Я наметил по карте оба пути, и после окончания переправы всех частей пригласил Парыгина и Хоботова к своему костру, изложил им все плюсы и минусы каждого пути и просил их высказаться. Оба полковника признали путь севернее Урги более приемлемым, и мы единодушно на нем остановились, причем путь движения оставался для всех остальных в глубокой тайне.
На этом же совещании порешили отпустить немедленно монгольские сотни, так как они нам были не нужны. По пути на Керулене отпустили бурят, кои не пожелают идти в Маньчжурию, и они сумели рассосаться среди своих бурят, кочующих в большом числе в верховьях Керулена и юго — западным склонам Хэнтэя, спасаясь от красных в Забайкалье.
Здесь же установили определенный взгляд на свои цели, формулируя их так: “Признать для данного 1921 г. борьбу с большевиками для нас непосильной, когда население Забайкалья, не испытав большевистского режима, не на нашей стороне, а потому бригада не пойдет к атаману Семенову, а люди бригады вольны определить свою судьбу, как каждый найдет для себя лучшим.
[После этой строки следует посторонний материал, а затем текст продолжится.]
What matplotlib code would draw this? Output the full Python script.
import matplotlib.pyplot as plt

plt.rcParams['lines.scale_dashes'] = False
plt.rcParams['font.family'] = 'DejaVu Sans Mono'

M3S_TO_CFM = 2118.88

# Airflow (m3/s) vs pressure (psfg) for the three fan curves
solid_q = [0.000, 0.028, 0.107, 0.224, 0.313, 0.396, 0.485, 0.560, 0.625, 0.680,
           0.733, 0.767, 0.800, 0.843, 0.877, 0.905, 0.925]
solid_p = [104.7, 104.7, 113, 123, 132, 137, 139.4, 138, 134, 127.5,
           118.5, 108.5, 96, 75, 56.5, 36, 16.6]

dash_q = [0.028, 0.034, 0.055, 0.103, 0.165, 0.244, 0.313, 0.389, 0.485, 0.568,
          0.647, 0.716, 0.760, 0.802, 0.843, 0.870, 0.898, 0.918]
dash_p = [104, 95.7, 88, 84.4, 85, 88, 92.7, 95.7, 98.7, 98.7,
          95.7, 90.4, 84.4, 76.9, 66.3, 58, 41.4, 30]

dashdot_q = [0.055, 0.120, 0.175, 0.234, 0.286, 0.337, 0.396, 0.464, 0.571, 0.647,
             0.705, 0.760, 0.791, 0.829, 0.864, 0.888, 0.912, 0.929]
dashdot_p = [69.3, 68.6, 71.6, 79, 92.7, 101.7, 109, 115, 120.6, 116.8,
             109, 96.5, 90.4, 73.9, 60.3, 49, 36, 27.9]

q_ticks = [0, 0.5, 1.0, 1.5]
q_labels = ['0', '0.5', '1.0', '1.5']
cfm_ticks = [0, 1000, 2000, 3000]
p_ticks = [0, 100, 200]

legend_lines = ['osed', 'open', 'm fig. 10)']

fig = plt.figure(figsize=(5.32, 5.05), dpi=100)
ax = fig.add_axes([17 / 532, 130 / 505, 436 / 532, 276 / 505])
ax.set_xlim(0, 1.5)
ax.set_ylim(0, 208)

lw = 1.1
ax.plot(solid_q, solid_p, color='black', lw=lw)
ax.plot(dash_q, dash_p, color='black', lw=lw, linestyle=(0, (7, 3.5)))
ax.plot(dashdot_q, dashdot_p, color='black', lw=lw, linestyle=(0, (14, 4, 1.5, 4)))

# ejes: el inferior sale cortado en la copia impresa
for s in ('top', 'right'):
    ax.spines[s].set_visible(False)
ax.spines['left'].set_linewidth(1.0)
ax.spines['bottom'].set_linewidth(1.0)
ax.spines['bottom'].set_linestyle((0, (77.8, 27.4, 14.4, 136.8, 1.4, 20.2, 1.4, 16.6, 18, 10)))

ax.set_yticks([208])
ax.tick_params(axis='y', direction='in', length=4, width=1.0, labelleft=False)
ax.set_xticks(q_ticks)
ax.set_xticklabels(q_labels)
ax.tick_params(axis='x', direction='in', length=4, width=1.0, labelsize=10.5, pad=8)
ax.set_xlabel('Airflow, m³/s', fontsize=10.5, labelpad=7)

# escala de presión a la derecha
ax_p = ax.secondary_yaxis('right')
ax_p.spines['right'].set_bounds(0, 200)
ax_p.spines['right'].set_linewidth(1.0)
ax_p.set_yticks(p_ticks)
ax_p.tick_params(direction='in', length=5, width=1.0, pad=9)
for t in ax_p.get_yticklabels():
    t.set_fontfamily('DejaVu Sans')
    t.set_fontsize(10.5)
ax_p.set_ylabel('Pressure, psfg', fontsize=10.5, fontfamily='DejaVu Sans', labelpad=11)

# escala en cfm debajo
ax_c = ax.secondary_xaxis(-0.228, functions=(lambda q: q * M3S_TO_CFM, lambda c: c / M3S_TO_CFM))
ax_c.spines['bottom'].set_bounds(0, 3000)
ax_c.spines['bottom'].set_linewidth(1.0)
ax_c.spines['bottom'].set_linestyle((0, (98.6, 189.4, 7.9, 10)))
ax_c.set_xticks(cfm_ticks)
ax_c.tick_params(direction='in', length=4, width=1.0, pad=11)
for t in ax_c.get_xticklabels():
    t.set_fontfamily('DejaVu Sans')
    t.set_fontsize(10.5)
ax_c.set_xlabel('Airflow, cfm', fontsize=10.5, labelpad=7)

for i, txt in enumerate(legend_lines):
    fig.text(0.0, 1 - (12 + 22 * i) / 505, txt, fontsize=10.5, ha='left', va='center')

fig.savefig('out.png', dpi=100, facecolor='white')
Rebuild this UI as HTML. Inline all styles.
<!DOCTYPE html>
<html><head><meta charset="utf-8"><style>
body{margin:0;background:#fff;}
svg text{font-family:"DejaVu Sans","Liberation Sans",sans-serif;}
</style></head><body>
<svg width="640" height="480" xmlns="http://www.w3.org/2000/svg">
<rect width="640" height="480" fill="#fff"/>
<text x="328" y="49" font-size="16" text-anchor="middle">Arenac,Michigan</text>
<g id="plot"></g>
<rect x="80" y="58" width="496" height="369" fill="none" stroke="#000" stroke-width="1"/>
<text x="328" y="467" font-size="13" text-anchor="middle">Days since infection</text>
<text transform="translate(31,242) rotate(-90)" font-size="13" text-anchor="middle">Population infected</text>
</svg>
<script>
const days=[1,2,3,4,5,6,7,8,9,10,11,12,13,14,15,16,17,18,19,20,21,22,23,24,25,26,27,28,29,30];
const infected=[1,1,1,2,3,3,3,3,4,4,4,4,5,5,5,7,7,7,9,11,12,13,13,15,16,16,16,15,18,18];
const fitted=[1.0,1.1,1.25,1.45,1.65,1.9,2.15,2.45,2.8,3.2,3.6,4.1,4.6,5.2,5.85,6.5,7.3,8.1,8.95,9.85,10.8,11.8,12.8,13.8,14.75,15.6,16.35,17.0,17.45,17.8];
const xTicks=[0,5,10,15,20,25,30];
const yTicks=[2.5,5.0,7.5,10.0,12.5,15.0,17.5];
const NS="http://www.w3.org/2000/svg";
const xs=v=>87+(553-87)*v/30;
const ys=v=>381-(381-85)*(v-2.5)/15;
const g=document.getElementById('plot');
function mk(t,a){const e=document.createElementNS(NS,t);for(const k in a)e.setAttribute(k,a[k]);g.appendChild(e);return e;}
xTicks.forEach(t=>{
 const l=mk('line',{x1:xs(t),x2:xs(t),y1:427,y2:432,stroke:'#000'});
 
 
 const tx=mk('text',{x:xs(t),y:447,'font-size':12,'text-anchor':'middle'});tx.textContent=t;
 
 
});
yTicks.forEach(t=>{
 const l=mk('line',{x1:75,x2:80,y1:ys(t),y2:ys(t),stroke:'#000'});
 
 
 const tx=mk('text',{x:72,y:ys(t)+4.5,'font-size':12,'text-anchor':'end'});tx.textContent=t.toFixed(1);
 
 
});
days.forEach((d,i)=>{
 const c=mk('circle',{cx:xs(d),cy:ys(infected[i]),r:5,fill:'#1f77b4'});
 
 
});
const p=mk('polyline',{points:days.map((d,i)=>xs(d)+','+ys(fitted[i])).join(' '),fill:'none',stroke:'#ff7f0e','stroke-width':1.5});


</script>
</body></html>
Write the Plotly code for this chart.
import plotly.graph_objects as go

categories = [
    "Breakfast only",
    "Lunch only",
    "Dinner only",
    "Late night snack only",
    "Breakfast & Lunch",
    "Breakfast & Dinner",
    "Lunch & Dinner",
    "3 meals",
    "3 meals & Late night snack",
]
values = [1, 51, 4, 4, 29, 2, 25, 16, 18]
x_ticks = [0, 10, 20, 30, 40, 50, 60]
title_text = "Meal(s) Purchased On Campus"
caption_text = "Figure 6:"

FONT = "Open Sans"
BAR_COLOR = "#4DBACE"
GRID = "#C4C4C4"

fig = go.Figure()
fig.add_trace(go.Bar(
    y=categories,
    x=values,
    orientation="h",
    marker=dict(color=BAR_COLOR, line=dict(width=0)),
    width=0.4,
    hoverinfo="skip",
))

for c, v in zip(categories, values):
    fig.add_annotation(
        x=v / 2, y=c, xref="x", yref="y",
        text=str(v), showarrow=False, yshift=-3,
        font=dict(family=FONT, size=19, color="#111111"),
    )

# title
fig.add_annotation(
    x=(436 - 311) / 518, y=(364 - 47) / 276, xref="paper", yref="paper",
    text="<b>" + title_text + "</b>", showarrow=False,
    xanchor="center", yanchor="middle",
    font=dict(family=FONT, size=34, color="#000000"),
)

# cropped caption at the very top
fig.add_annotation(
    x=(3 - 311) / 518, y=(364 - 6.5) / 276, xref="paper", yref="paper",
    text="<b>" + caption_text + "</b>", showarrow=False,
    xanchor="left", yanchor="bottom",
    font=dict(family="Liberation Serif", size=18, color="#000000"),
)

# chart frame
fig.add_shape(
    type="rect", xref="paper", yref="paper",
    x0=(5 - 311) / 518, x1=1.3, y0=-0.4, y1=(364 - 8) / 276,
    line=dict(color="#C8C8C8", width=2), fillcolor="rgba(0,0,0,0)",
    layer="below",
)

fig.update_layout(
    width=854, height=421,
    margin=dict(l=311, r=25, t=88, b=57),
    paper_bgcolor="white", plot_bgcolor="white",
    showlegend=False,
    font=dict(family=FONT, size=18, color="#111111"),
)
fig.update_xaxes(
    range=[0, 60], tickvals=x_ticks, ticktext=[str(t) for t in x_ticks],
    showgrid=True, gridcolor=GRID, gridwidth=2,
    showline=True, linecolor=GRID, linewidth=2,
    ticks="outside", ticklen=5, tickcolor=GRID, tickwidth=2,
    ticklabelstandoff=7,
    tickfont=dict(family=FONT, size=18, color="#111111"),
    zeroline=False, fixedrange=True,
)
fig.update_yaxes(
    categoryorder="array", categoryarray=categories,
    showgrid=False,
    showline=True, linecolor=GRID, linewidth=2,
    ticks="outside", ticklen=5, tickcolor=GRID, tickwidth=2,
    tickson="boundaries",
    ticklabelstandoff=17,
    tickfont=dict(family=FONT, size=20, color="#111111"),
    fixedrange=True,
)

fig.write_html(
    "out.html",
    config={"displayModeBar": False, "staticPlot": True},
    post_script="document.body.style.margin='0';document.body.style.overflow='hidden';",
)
Мы связаны общими интересами и едины до выхода в безопасную зону от большевиков — до выхода на Керулен. Об этом решении пока не объявлять”.
Здесь же изучали на память свой путь, дабы в случае выбытия меня или кого- либо из нас троих, план пути был известен. Он лежал: к северо — востоку от Ван — хурэ на поселок Мандал, который отстоял в 45 верстах к северу от Урги. С Мандала перевалить южные отроги Хэнтэя и выйти в верховья Керулена, если не удастся выйти в верховья Толы. От Керулена взять круто на юг и, отойдя от него верст 70- 100, повернуть на восток в переделы Барги. Ожидали встретить красных при пересечении тракта Троицкосавск — Урга и на Керулене. Весь намеченный путь превышал 1200 верст, кои на степных конях можно будет пройти 27–30 дней при 5–6 дневках. Чтобы скрыть путь следования, арьергардной сотне забирать с собою всех встретившихся на пути монгол и отпускать их только после Керулена, когда минует красная опасность.
Переправа через Селенгу, несмотря на темную ночь и спешку, совершена была с малыми потерями. Утонуло или бежало человек 5–6 монгол и слабосильный скот из табуна и гурта.
Часов в 8 утра 19 августа бригада двинулась на восток. 20 августа были отпущены 2,5 сотни монгол в полном вооружении и снаряжении. Им дали уставших коней из табунов и рогатый скот. Расстались друзьями. Взяли с них слово, что пойдут по направлению Дзаин — Шаби и никому не скажут, где мы расстались. Исполнили ли они свое обещание, неизвестно.